[WHAT TO WORK ON]:
Scan the records below for the line with "Generate a web" and the line with "const colors = ['#626262', '#b2b2b2'];", and retype that range exactly, both ends included, pictures excepted.

[SUPPLIED RECORDS]:

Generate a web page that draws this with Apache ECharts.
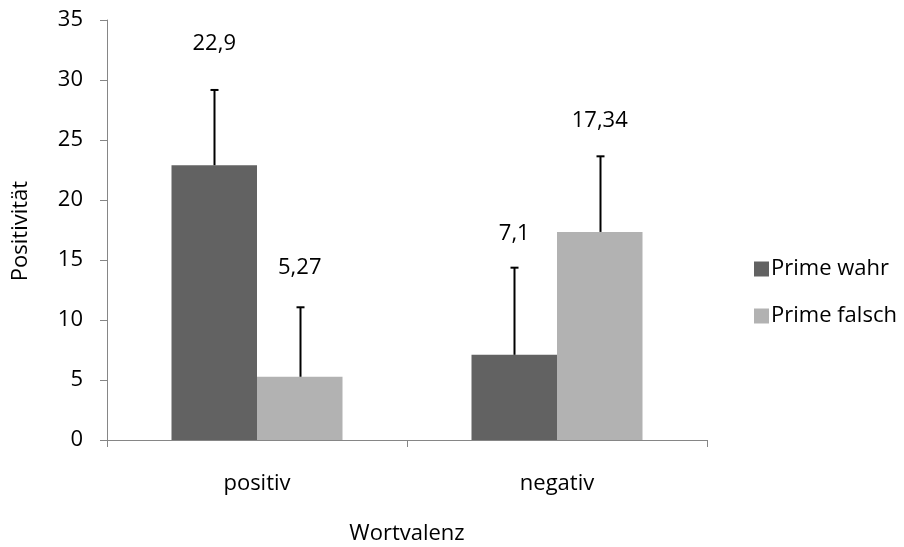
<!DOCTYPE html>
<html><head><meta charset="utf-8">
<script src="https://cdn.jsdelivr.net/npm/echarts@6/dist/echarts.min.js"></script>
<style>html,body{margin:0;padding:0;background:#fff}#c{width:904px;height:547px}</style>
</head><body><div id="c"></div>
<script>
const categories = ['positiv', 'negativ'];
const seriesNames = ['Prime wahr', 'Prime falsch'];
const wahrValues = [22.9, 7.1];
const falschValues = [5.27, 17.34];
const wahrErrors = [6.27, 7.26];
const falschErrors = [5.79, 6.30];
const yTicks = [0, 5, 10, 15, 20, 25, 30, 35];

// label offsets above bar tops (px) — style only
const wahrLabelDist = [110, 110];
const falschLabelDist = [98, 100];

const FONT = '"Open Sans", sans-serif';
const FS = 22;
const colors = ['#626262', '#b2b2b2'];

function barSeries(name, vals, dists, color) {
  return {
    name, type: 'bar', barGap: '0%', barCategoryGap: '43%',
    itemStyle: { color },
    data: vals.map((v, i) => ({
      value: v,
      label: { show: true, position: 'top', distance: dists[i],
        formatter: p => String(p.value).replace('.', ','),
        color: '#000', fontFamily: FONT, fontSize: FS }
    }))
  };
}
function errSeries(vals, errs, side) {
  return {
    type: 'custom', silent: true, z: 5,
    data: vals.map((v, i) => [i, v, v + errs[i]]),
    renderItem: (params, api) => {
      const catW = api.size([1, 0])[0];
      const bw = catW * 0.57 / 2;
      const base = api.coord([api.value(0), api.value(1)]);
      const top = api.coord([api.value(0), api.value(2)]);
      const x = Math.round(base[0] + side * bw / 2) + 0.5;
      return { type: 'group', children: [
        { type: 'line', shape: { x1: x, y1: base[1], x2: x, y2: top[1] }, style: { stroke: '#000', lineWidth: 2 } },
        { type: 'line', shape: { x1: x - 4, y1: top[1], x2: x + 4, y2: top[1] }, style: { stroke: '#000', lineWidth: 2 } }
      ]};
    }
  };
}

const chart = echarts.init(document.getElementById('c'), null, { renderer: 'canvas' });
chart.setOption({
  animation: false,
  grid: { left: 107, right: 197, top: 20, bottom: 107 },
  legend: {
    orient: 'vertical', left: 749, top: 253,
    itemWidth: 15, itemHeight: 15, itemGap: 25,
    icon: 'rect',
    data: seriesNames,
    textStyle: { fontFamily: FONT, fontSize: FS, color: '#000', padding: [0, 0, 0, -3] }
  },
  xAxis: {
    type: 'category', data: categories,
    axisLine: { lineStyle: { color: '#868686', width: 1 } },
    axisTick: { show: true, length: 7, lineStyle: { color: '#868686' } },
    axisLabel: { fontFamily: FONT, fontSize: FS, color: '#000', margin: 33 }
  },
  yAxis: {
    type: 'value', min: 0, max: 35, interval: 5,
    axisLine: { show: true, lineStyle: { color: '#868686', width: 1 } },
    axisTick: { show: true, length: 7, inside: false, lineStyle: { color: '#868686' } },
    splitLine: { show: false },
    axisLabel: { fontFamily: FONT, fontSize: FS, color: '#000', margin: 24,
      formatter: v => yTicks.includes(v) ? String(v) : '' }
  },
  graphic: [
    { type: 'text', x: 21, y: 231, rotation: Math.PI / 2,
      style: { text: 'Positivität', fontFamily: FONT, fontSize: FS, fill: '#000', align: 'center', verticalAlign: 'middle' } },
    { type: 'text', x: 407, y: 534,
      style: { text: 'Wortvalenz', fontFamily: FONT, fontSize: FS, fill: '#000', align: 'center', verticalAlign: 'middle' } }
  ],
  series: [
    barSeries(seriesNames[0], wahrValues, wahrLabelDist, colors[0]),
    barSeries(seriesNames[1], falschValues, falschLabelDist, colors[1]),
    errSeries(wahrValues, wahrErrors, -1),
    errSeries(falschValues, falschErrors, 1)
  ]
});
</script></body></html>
==
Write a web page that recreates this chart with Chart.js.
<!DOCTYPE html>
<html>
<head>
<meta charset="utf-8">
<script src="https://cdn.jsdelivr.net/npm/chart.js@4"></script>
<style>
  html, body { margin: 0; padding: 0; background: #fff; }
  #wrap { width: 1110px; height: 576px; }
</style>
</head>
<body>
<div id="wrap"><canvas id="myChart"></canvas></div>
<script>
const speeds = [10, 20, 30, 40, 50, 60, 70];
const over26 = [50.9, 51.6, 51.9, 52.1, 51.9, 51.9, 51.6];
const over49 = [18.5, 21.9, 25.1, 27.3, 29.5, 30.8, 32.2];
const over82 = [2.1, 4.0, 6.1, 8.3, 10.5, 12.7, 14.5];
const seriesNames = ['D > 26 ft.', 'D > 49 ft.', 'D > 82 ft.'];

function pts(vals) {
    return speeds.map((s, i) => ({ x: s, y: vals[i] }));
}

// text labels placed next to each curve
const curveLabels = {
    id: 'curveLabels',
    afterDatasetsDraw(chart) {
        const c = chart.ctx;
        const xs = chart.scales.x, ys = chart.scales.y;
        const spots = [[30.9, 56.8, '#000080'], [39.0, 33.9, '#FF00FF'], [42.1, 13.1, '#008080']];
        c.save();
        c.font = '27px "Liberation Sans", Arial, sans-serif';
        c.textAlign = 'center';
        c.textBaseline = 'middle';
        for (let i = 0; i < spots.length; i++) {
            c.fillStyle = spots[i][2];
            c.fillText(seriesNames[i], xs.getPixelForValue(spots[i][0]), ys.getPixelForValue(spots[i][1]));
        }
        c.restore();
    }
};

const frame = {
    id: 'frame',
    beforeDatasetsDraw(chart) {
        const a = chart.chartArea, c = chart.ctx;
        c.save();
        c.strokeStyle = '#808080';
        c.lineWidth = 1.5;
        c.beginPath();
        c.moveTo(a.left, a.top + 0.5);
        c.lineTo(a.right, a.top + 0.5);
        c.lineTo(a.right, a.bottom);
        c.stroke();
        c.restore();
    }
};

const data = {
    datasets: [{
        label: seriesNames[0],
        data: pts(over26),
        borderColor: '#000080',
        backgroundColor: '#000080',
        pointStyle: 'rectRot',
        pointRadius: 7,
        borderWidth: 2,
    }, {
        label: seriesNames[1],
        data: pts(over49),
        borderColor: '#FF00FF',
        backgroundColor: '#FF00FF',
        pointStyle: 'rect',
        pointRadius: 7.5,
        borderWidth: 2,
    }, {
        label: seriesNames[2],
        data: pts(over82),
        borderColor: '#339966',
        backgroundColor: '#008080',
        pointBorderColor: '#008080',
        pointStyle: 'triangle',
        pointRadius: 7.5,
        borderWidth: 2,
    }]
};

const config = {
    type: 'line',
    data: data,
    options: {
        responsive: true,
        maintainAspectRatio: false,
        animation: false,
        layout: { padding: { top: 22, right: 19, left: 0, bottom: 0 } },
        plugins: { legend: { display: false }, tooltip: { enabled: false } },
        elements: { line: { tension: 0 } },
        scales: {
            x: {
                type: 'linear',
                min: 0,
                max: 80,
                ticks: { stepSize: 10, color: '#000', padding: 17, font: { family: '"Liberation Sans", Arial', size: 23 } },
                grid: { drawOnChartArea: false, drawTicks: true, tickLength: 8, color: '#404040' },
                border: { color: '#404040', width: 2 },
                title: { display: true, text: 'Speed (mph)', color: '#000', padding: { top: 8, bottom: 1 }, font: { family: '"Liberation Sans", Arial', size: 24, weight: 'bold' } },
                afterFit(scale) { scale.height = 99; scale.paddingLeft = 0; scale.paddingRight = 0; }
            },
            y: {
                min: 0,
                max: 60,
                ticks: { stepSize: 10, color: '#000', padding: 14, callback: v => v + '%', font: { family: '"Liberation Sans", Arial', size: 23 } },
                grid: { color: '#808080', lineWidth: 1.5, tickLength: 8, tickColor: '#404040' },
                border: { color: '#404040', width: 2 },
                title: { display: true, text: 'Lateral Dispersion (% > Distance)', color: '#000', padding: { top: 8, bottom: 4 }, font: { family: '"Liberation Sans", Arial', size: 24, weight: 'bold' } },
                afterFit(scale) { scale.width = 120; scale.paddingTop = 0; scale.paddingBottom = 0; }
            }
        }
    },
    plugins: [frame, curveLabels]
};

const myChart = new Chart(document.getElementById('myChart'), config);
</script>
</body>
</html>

[TASK OUTPUT]:
Generate a web page that draws this with Apache ECharts.
<!DOCTYPE html>
<html><head><meta charset="utf-8">
<script src="https://cdn.jsdelivr.net/npm/echarts@6/dist/echarts.min.js"></script>
<style>html,body{margin:0;padding:0;background:#fff}#c{width:904px;height:547px}</style>
</head><body><div id="c"></div>
<script>
const categories = ['positiv', 'negativ'];
const seriesNames = ['Prime wahr', 'Prime falsch'];
const wahrValues = [22.9, 7.1];
const falschValues = [5.27, 17.34];
const wahrErrors = [6.27, 7.26];
const falschErrors = [5.79, 6.30];
const yTicks = [0, 5, 10, 15, 20, 25, 30, 35];

// label offsets above bar tops (px) — style only
const wahrLabelDist = [110, 110];
const falschLabelDist = [98, 100];

const FONT = '"Open Sans", sans-serif';
const FS = 22;
const colors = ['#626262', '#b2b2b2'];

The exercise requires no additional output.